Mas é também a “verdice” de Elphaba que a torna tão única (literalmente, inclusive). Longe de mim insinuar que o sofrimento é um pré-requisito da arte – neste caso, representada pela magia, o ato de desafiar a gravidade e concretizar uma intenção. A vivência das minorias não deve ser definida pelo sofrimento, mas simplesmente pela perspectiva diferenciada.
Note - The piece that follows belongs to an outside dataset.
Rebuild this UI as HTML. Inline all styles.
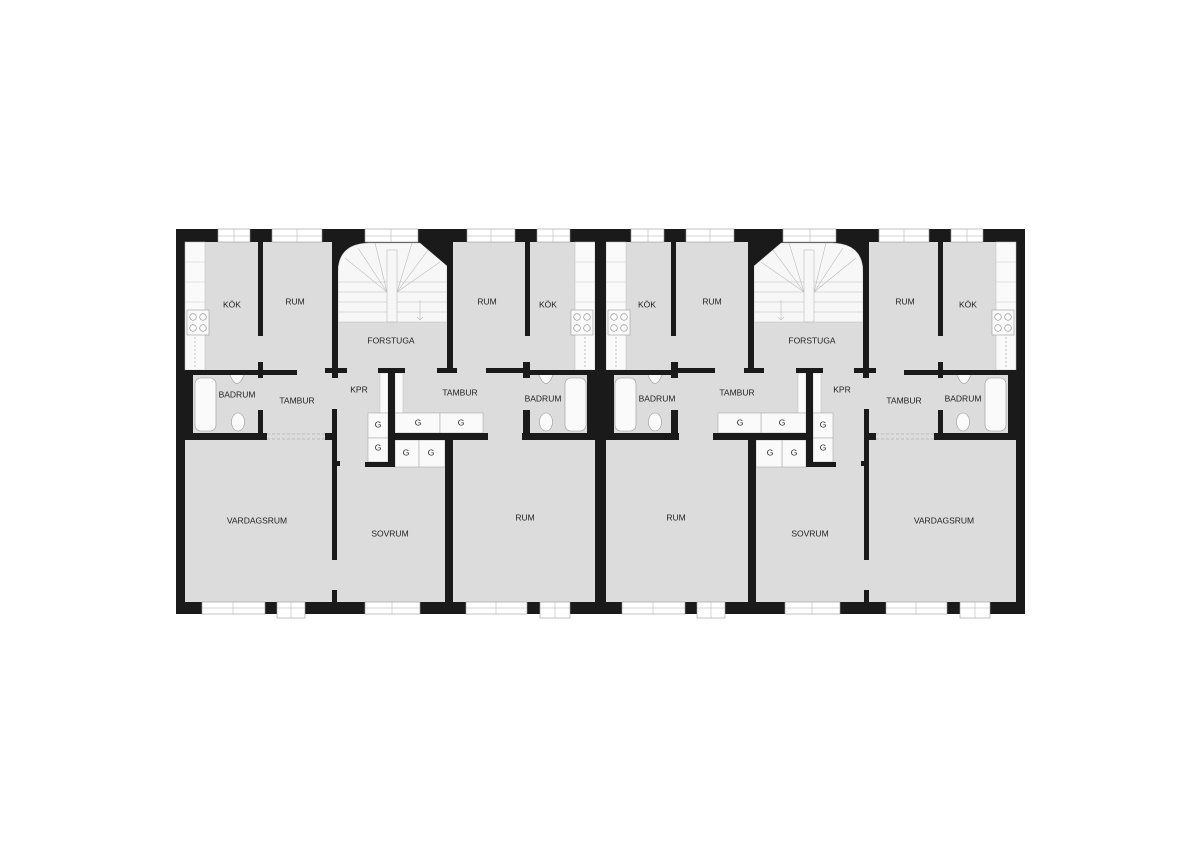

O falecido Steve Albini, um dos adeptos do Bluesky antes mesmo do grande êxodo do Twitter, publicou lá o seguinte:

“O que torna qualquer coisa interessante, música, arte, literatura… é esquisitões. As pessoas mais estranhas da parada. Trambiqueiros de NFTs, crypto, blockchain, todos eles são os caras mais monótonos, ultrapassados e chatos do planeta. Não só héteros, mas normais em todos os sentidos. Genéricos.”

Para complementar, trago também um trecho de um texto publicado pela escritora A.L. Goldfuss:

“É daí que vem a punição. Não é que as pessoas acreditem mesmo que a arte não serve para nada. Elas têm inveja de quem é pago para fazer arte. Pois também gostariam de ser pagas. Elas acham que criar é algo alegre, por menor que seja a tentativa. Há arte e há trabalho, e você só merece dinheiro se sofrer. Você só merece comida, abrigo, uma poupança, um carro, segurança e tranquilidade, se você passar metade do seu dia fazendo algo que você odeia para alguém que não se importa com você.”

Nos atacam porque, em reino de bege, quem tem verde é rei.